Open Response to President Faust

Dear President Faust,

The Student Labor Action Movement would like to thank Bill Murphy, Director of Labor Relations, for responding to the letter we addressed to you. We have had productive and clarifying discussions with Mr. Murphy in the past, and would like to continue communicating with the administration at all levels. We look forward to meeting with Mr. Murphy in the coming week.

However, after 25 days, we have yet to receive a response from you, President Faust, concerning our letter, and the approach that the University has taken towards budget cuts. Mr. Murphy, while he does facilitate discussion, does not have the responsibility that you, President Faust, hold as a key member of the Harvard Corporation, and as head of the University. You have significant influence over the scope and magnitude of reductions in wages, benefits, and hours. It is difficult to imagine how decisions about budget cuts can be made without input from the faculty, students, and workers.

During your address to the incoming class of 2013, you claimed to have met with SLAM, even though you have not met with us in any official capacity. We must assume that you were referring to your office hours on April 23rd, 2009, during which several SLAM members attended as individuals to speak with you about how budget cuts will directly affect hired and subcontracted workers at Harvard.

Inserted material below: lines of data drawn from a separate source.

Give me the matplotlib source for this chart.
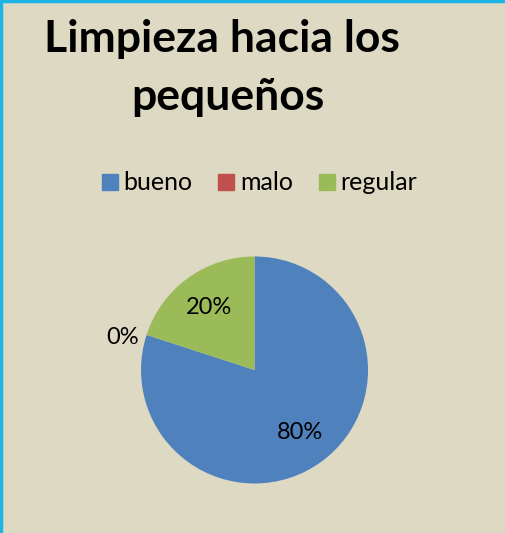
import matplotlib.pyplot as plt
from matplotlib.lines import Line2D
import numpy as np

# Data
labels = ["bueno", "malo", "regular"]
values = [80, 0, 20]
colors = ["#4F81BD", "#C0504D", "#9BBB59"]
bg = "#DDD9C3"

fig = plt.figure(figsize=(5.06, 5.33), dpi=100)
fig.patch.set_facecolor(bg)

# Title (two lines)
fig.text(221.5 / 506, 1 - 52 / 533, "Limpieza hacia los", ha="center", va="baseline",
         fontsize=32, fontweight="bold", family="Lato")
fig.text(228 / 506, 1 - 110 / 533, "pequeños", ha="center", va="baseline",
         fontsize=32, fontweight="bold", family="Lato")

# Pie axes
ax = fig.add_axes([0.2787, 0.0929, 0.4486, 0.4259])
ax.set_facecolor(bg)
wedges, texts, autotexts = ax.pie(values, colors=colors, startangle=90, counterclock=False,
                                  autopct="%d%%", pctdistance=0.68, radius=1,
                                  textprops=dict(fontsize=17, family="Lato", color="black"))
# move the 0% label outside the pie
for w, t, v in zip(wedges, autotexts, values):
    if v == 0:
        ang = np.deg2rad((w.theta1 + w.theta2) / 2 + 4)
        t.set_position((1.2 * np.cos(ang), 1.2 * np.sin(ang)))
ax.set_xlim(-1, 1)
ax.set_ylim(-1, 1)
ax.set_aspect("equal")
ax.axis("off")

# Legend
handles = [Line2D([], [], marker="s", linestyle="", markersize=12, color=c) for c in colors]
fig.legend(handles, labels, loc="center", bbox_to_anchor=(0.51, 1 - 183 / 533), ncol=3,
           frameon=False, prop=dict(family="Lato", size=18), handletextpad=0.1,
           columnspacing=0.9, handlelength=0.9)

# Border on left and top
fig.add_artist(Line2D([0.002, 0.002], [0, 1], transform=fig.transFigure, color="#1EB4E6", lw=2.5))
fig.add_artist(Line2D([0, 1], [0.998, 0.998], transform=fig.transFigure, color="#1EB4E6", lw=2.5))

plt.savefig("out.png", dpi=100, facecolor=bg)
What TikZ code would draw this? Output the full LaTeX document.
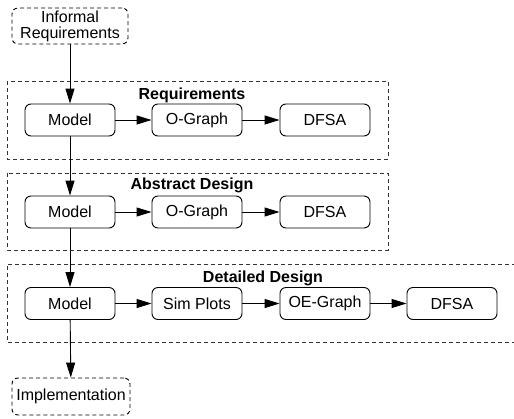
\documentclass[tikz,border=0pt]{standalone}
\usepackage{fontspec}
\setmainfont{Liberation Sans}
\usetikzlibrary{arrows.meta}
\begin{document}
\begin{tikzpicture}[x=1pt,y=-1pt,
  box/.style={draw, rounded corners=6pt, line width=0.9pt, minimum width=90pt, minimum height=32pt, inner sep=0pt, font=\fontsize{16}{18}\selectfont},
  dbox/.style={draw, dashed, dash pattern=on 4pt off 3pt, rounded corners=6pt, line width=0.9pt, inner sep=0pt, font=\fontsize{16}{18}\selectfont, align=center},
  frame/.style={draw=black!80, dash pattern=on 4pt off 3pt, line width=0.9pt},
  ttl/.style={font=\bfseries\fontsize{16}{18}\selectfont},
  arr/.style={-{Triangle[length=15pt,width=9pt]}, line width=0.9pt}
]
\useasboundingbox (0,0) rectangle (514,418);
\clip (0,0) rectangle (514,418);
% frames
\draw[frame] (7,81) rectangle (388,159);
\draw[frame] (7,173) rectangle (388,250);
\draw[frame] (530,264) -- (7,264) -- (7,342) -- (530,342);
\node[ttl] (t1) at (192,95) {Requirements};
\node[ttl] (t2) at (192,185) {Abstract Design};
\node[ttl] (t3) at (263,278) {Detailed Design};
% nodes
\node[dbox, minimum width=116pt, minimum height=36pt] (inf) at (70,26) {Informal\\[-2pt]Requirements};
\node[box] (m1) at (70,120) {Model};
\node[box] (g1) at (197,120) {O-Graph};
\node[box] (d1) at (325,120) {DFSA};
\node[box] (m2) at (70,212) {Model};
\node[box] (g2) at (197,212) {O-Graph};
\node[box] (d2) at (325,212) {DFSA};
\node[box] (m3) at (70,303.5) {Model};
\node[box] (s3) at (197,303.5) {Sim Plots};
\node[box] (g3) at (325,303.5) {OE-Graph};
\node[box] (d3) at (452,303.5) {DFSA};
\node[dbox, minimum width=118pt, minimum height=37pt] (imp) at (71,396.5) {Implementation};
% connectors
\draw[arr] (inf) -- (m1);
\draw[arr] (m1) -- (m2);
\draw[arr] (m2) -- (m3);
\draw[arr] (m3) -- (imp);
\draw[arr] (m1) -- (g1);
\draw[arr] (g1) -- (d1);
\draw[arr] (m2) -- (g2);
\draw[arr] (g2) -- (d2);
\draw[arr] (m3) -- (s3);
\draw[arr] (s3) -- (g3);
\draw[arr] (g3) -- (d3);
\end{tikzpicture}
\end{document}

Though we appreciated meeting with you as individuals, this is not an example of the collective, open dialogue we are seeking. While we look forward to student input on the budgetary working groups, we worry about the nature of your “periodic communications,” as Bill Murphy calls them in his letter. Instead of opportunities for open dialogue, we have been fielded piecemeal, obscure, and largely one-way communications. Yale’s strategy of asking the general community for suggestions has never even been discussed. In one especially telling example, during the last town hall meeting with Dean Smith and Dean Hammonds, Dean Smith demonstrated a clear lack of familiarity with the Final Report of the Harvard Committee on Employment and Contracting Policies, better known as the Katz Committee Report. SLAM finds it difficult to approach these meetings in good faith when the top administrators cannot answer questions about the University’s own public statements about labor relations. Moreover, certain budgetary suggestions, such as a graduated salary reduction for top administrators and professors similar to those at Stanford, Harvard’s primary competitor for the best salaries in academia, have yet to be seriously and publicly discussed. We are certain that a more open reciprocal dialogue among the workers, faculty, students, and administrators would give rise to a more equitable, fair, and ultimately productive approach to budgetary management.

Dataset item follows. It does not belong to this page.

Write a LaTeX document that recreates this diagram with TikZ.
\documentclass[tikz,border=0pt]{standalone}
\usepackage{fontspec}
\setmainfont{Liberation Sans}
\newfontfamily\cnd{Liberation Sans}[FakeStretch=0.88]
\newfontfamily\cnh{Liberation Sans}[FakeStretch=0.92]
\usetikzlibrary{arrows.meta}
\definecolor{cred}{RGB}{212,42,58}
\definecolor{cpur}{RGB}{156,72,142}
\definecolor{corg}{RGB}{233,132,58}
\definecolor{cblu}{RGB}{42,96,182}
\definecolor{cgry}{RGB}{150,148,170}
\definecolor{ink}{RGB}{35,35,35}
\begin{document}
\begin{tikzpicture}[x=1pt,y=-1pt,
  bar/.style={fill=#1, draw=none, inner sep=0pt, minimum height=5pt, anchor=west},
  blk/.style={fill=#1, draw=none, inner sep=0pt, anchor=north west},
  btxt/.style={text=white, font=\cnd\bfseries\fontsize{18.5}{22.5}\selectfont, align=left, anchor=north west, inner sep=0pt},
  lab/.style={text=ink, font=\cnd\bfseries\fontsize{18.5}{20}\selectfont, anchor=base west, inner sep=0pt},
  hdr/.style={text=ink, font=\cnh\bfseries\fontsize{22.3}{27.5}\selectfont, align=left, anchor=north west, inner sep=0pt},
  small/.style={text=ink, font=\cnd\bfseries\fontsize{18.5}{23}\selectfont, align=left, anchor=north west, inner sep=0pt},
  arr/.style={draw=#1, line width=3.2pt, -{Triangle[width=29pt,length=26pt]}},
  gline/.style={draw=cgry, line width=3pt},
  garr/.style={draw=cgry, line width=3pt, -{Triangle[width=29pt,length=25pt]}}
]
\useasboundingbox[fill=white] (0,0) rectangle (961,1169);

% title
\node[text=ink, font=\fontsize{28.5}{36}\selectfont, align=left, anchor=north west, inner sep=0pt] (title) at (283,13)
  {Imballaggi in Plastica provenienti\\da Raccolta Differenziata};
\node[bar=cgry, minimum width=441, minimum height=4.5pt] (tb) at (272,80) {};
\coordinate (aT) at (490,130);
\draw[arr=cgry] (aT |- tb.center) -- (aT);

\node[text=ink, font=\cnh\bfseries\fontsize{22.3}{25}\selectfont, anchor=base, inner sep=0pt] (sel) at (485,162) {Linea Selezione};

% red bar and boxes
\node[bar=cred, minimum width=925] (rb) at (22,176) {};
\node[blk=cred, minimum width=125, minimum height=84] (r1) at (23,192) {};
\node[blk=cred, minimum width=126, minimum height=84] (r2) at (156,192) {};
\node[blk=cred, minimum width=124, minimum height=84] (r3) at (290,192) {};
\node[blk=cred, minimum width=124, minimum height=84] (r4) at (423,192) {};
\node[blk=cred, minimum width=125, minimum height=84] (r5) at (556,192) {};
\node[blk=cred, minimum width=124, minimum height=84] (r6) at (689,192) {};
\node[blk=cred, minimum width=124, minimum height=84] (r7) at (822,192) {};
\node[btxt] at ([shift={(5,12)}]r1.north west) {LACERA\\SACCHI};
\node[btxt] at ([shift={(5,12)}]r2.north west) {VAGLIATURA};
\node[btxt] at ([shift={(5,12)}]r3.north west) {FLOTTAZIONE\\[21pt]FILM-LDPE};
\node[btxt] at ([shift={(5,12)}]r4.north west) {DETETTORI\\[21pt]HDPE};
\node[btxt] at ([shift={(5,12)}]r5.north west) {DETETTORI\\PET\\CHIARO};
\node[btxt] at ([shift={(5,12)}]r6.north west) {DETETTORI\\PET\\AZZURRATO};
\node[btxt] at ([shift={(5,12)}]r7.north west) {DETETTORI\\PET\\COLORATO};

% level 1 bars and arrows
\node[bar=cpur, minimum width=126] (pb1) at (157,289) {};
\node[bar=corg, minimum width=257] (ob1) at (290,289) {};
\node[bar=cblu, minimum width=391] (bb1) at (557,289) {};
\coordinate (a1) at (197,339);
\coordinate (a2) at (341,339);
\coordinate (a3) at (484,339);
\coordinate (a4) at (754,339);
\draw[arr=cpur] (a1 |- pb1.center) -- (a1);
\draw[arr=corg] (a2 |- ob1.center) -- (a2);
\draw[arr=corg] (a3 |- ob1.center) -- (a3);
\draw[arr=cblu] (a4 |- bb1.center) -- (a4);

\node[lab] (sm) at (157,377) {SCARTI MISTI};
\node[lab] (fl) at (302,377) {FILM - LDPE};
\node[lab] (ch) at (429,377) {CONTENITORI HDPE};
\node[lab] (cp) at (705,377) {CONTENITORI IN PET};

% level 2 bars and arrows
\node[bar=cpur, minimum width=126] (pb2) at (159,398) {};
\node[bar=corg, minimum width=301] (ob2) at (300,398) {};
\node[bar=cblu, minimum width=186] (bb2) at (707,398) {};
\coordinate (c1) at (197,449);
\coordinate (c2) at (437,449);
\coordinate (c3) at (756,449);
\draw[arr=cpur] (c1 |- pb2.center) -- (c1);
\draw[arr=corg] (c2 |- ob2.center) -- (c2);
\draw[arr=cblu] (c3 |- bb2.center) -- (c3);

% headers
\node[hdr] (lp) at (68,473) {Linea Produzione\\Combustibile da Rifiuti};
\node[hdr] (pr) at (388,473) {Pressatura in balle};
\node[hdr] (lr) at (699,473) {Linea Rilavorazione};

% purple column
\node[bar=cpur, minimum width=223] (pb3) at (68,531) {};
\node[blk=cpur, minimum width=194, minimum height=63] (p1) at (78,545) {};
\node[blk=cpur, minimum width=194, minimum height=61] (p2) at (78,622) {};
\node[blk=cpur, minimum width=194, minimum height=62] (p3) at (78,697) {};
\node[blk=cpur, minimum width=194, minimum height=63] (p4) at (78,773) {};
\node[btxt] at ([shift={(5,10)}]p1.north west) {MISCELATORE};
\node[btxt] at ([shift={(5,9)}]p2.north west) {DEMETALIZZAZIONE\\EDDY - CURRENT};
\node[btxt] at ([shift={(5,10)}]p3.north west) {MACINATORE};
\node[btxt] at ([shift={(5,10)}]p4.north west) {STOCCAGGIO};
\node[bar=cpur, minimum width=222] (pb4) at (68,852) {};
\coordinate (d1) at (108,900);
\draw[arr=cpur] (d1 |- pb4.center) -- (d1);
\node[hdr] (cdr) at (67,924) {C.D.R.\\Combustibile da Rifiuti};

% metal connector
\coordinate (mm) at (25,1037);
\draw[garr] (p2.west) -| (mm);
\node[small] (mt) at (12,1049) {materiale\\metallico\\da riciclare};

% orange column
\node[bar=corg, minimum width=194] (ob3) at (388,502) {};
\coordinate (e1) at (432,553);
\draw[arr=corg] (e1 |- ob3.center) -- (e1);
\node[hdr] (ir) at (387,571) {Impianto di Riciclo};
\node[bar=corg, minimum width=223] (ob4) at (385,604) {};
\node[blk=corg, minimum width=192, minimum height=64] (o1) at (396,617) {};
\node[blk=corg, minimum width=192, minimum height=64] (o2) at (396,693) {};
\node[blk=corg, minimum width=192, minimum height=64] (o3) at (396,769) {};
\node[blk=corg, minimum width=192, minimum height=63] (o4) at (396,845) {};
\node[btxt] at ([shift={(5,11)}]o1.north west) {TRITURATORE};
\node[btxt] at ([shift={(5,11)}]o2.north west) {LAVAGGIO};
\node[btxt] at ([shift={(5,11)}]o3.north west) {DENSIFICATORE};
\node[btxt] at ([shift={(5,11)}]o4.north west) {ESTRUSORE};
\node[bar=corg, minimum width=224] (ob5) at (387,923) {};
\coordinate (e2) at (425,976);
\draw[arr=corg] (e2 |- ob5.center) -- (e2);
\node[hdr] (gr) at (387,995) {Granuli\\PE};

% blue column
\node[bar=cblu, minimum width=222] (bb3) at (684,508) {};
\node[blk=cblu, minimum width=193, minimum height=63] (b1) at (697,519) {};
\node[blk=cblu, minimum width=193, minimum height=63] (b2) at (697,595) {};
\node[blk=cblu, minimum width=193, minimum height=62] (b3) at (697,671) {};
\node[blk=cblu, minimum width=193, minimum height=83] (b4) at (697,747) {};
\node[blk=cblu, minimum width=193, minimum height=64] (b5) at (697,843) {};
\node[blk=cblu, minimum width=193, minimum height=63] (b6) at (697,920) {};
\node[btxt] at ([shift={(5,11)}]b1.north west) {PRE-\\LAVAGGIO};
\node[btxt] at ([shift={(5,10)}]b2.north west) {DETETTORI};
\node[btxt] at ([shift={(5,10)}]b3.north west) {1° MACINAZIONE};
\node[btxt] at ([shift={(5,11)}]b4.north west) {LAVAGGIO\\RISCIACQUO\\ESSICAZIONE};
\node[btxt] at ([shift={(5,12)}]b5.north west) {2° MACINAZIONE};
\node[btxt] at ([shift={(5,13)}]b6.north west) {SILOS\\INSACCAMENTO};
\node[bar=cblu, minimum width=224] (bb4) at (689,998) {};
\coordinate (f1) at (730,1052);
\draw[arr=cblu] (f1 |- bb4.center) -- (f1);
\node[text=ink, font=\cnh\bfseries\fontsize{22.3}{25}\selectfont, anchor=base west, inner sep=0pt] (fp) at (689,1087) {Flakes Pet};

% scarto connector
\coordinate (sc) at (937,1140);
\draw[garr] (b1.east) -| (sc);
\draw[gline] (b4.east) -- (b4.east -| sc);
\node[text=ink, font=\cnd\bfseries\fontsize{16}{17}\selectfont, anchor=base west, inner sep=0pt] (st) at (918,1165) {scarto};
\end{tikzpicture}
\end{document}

President Faust, we still await an answer from you, and our concerns will not be allayed until we are satisfied that fair and equitable decisions, made with the input of the entire Harvard community, are made with respect to budget cuts. SLAM sympathizes with the difficult decisions you must face. We would like to make sure that these decisions match your stated commitment to helping build community globally and locally.

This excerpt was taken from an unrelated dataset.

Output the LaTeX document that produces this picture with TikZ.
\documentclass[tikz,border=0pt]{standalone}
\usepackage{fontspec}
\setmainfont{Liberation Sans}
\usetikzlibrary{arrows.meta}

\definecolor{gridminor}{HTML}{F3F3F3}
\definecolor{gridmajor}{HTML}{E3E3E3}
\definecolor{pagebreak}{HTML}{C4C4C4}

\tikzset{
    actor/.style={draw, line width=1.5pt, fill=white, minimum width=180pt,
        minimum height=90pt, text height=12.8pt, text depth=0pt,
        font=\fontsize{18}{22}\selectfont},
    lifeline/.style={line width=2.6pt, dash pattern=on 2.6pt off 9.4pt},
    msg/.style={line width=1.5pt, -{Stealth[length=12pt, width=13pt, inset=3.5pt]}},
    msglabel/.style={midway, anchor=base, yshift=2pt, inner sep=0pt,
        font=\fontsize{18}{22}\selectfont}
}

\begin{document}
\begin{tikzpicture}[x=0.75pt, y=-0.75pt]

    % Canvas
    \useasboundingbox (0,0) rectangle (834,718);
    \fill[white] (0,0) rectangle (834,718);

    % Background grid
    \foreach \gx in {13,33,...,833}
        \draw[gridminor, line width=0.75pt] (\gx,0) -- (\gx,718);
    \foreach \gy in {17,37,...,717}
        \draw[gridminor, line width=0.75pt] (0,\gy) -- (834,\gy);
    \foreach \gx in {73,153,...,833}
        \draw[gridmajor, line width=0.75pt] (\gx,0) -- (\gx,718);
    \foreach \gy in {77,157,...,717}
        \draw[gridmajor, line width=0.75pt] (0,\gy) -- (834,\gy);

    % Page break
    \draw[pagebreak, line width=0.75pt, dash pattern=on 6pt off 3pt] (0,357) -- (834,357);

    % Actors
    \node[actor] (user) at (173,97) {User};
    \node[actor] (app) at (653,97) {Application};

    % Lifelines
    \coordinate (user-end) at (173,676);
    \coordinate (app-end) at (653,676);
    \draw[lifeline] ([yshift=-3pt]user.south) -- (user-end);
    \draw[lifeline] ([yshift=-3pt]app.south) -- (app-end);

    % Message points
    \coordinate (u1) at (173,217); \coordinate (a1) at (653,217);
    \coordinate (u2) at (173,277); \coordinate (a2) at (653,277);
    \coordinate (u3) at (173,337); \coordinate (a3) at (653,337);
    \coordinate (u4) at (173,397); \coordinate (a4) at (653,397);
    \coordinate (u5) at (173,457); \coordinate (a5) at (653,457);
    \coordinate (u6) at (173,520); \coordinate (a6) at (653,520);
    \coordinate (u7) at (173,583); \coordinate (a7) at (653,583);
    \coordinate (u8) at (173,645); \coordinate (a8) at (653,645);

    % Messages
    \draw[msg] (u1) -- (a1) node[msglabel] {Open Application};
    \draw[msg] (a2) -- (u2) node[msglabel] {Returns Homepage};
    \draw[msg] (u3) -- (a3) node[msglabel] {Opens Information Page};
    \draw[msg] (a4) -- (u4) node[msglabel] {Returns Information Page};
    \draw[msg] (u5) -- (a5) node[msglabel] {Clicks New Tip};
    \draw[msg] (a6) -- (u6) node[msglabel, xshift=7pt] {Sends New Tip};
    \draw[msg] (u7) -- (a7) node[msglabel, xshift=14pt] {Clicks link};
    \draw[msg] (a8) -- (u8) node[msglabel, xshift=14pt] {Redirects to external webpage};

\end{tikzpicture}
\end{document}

We reiterate our gratitude for the town hall meetings and communications from the administration, but these have become solely venues for “questions and answers”; they are not discussions that allow us to enact a community-based response to the financial crunch at Harvard. We are asking for a meeting between you, President Faust, and SLAM that privileges open dialogue, thus paving the way for an alternative, more democratic approach to this crisis.